O corpo de Evita

As polêmicas em torno do corpo de Evita: um estranho resquício do populismo na Argentina

Por Rainer Sousa

O processo de urbanização e industrialização na América Latina foi uma experiência econômica que determinou profundas mudanças em vários países. A força das elites rurais acabou perdendo seu predomínio para a ascensão de novos líderes que atingiam a grande massa de trabalhadores e profissionais liberais urbanos. Nesse quadro temos o desenvolvimento do populismo enquanto fenômeno histórico que marca a política nas Américas até a primeira metade do século XX.

Na Argentina, o fenômeno populista alcançou o seu auge com o governo de Juan Domingo Perón. No tempo em que esteve à frente da nação argentina, o carismático líder foi auxiliado com a forte atuação de sua esposa, Eva Duarte Perón, que contava com sua beleza e a experiência como atriz de rádio novela para socorrer os mais carentes com incansáveis ações assistencialistas. Com o passar do tempo, o carisma da primeira-dama parecia superar o do próprio chefe de Estado.
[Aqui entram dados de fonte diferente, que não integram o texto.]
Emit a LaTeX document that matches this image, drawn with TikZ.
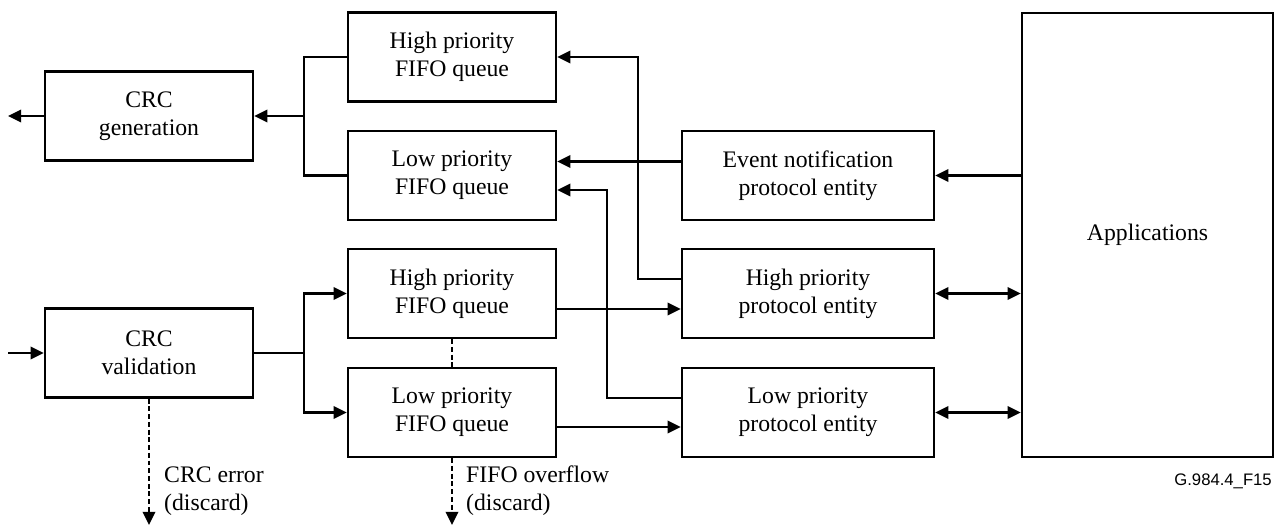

Acometida por um violento câncer, Evita Perón faleceu em 26 de julho de 1952. A triste notícia atingiu não só os vários cidadãos que idolatravam a sua figura, mas também marcou a agonia do populismo argentino. Após a sua morte, o corpo fora submetido a um delicado processo de embalsamento e mantido no segundo andar da Confederação Geral do Trabalho. Nesse meio tempo, a intenção de Perón era construir um grande mausoléu para a lendária “mãe dos descamisados”.

Contudo, em 1955, um levante militar acabou promovendo a queda de Perón e a descoberta do corpo quimicamente conservado. Após confirmar que se tratava de Evita, os golpistas temeram que aquele corpo sem vida se transformasse em ícone sagrado dos vários seguidores do peronismo. Alguns achavam melhor desintegrá-lo de forma definitiva. Por fim, Pedro Aramburu, novo presidente empossado, delegou ao coronel Carlos Koeing a missão de sepultá-la secretamente.

Ao invés de cumprir sua missão, o bizarro militar escondeu o corpo em diferentes lugares até que o instalou em seu escritório. Em pouco tempo, correram medonhos boatos de que Koeing mantinha comportamentos sexuais estranhos na presença do cadáver de Evita. Em pouco tempo, o oficial fora afastado e um plano de remoção do corpo fora montado. A chamada “Operação Traslado” enterrou a defunta na Itália com o pseudônimo de Maria Maggi de Magistris.

Ao longo da década de 1960, a população argentina desconfiava da versão oficial de que o corpo de Evita tinha sido destruído. Em 1970, o presidente Aramburu foi sequestrado por jovens peronistas que exigiam informações sobre o cadáver da idolatrada “Madre Mía”. O presidente se recusou a revelar o paradeiro e acabou sendo executado pelo grupo. No ano de 1971, o governo argentino resolveu entregar o corpo para Juan Perón, que se encontrava exilado na Espanha.

Nesse tempo, novos boatos diziam que José López Rega, assistente de Juan Perón, executava rituais de bruxaria que pretendiam transferir a alma de Evita para Isabel Martínez, terceira esposa do ex-presidente. Em 1973, com o retorno da democracia, Perón venceu as eleições e deixou o corpo de Evita em terras espanholas. Inconformados, os peronistas realizaram o sequestro do corpo do ex-presidente Aramburu e exigiram que a idolatrada figura voltasse ao país natal.

No ano seguinte, Juan Perón faleceu e o governo argentino foi assumido por Isabel Martínez, que compunha a chapa como vice-presidente. Ela mesma tratou de colocar Evita ao lado de Juan Perón, na residência presidencial de Olivos. Em 1976, um novo golpe militar tomou a Argentina e mudou os destinos de Evita. Visando acabar com a boataria, o novo regime entregou o corpo às irmãs de Evita Perón. Até hoje, o corpo de Evita se encontra depositado no Cemitério Recoleta, alvo de várias peregrinações.